Needless to say, the Murdoch outfit doesn't bother to point out that these two "revisionists" aren't really scholars, just like herbologists aren't really doctors.In Triumph Forsaken, published last year, the historian Mark Moyar claimed that South Vietnam could have survived had the Americans not acquiesced in the overthrow of President Ngo Dinh Diem in 1963, plunging the country into an “extended period of instability and weakness”.
Moyar is now working on a book about the second half of the war, in which he argues: “In the offensive of 1975, the North Vietnamese are moving around huge conventional forces that would have been pulverised by our air power.” By then, however, Hanoi was well aware that America was turning against the war and doubted that the US military would be able to act decisively.
Supporters of the Iraq war have also been delving into Lewis Sorley’s book, A Better War, which was rereleased in paperback this year. The war, Sorley wrote, “was being won on the ground even as it was being lost at the peace table and the US Congress”.

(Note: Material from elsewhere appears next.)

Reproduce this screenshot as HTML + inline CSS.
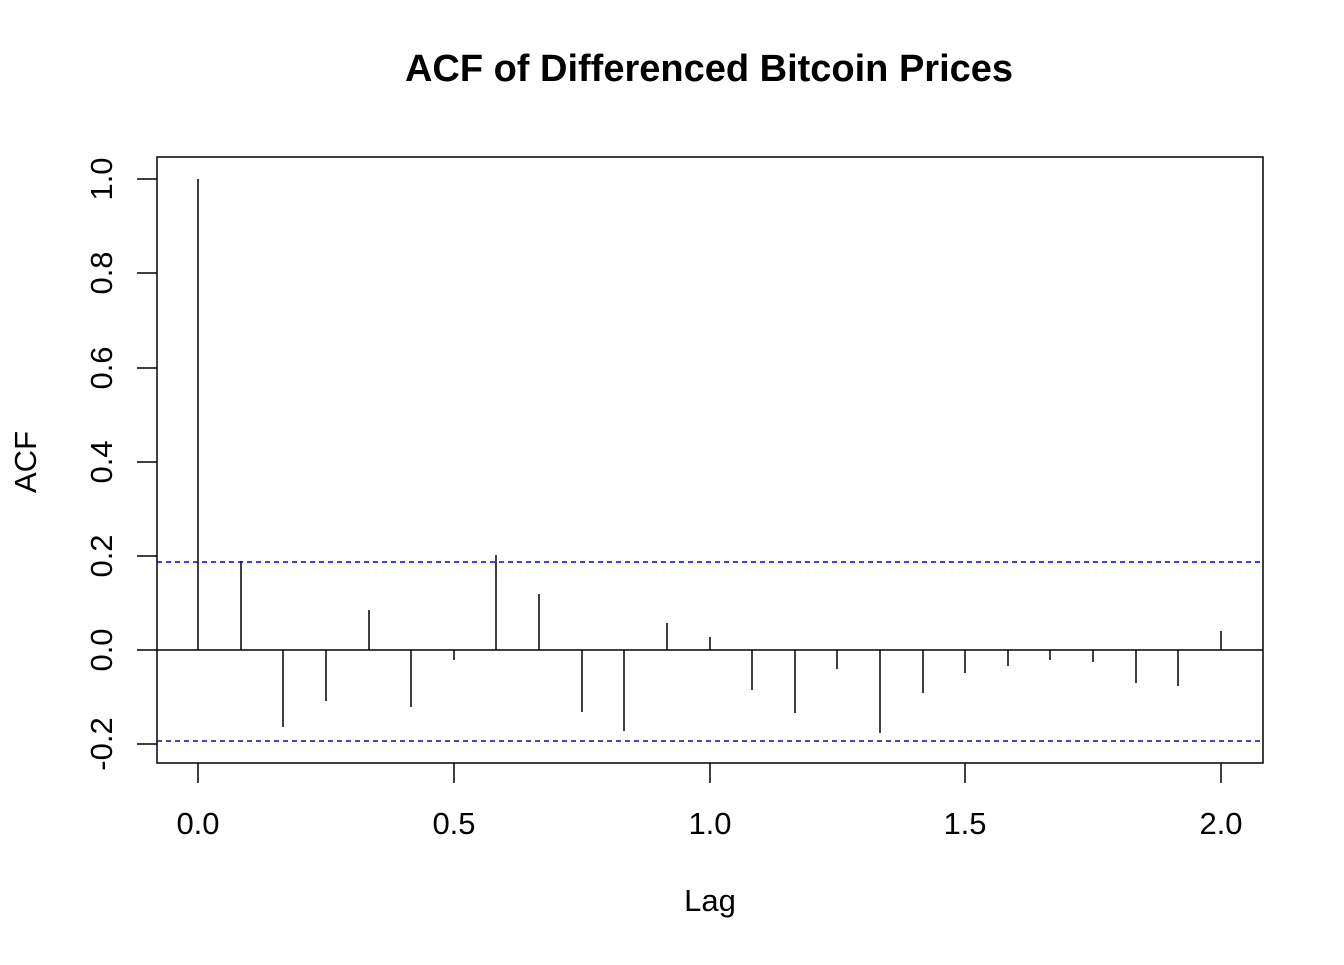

The thing to understand about these sorts of "revisionists" is that they start with a contemporary political axe to grind, and then go find a historical "revision" to make that will support that contemporary political agenda. That doesn't make their claims about the past necessarily wrong, but it does mean that they are going into the research inclined to cherry-pick evidence in order to support their thesis -- a thesis motivated not by an understanding of the past en soi, but rather by contemporary political concerns.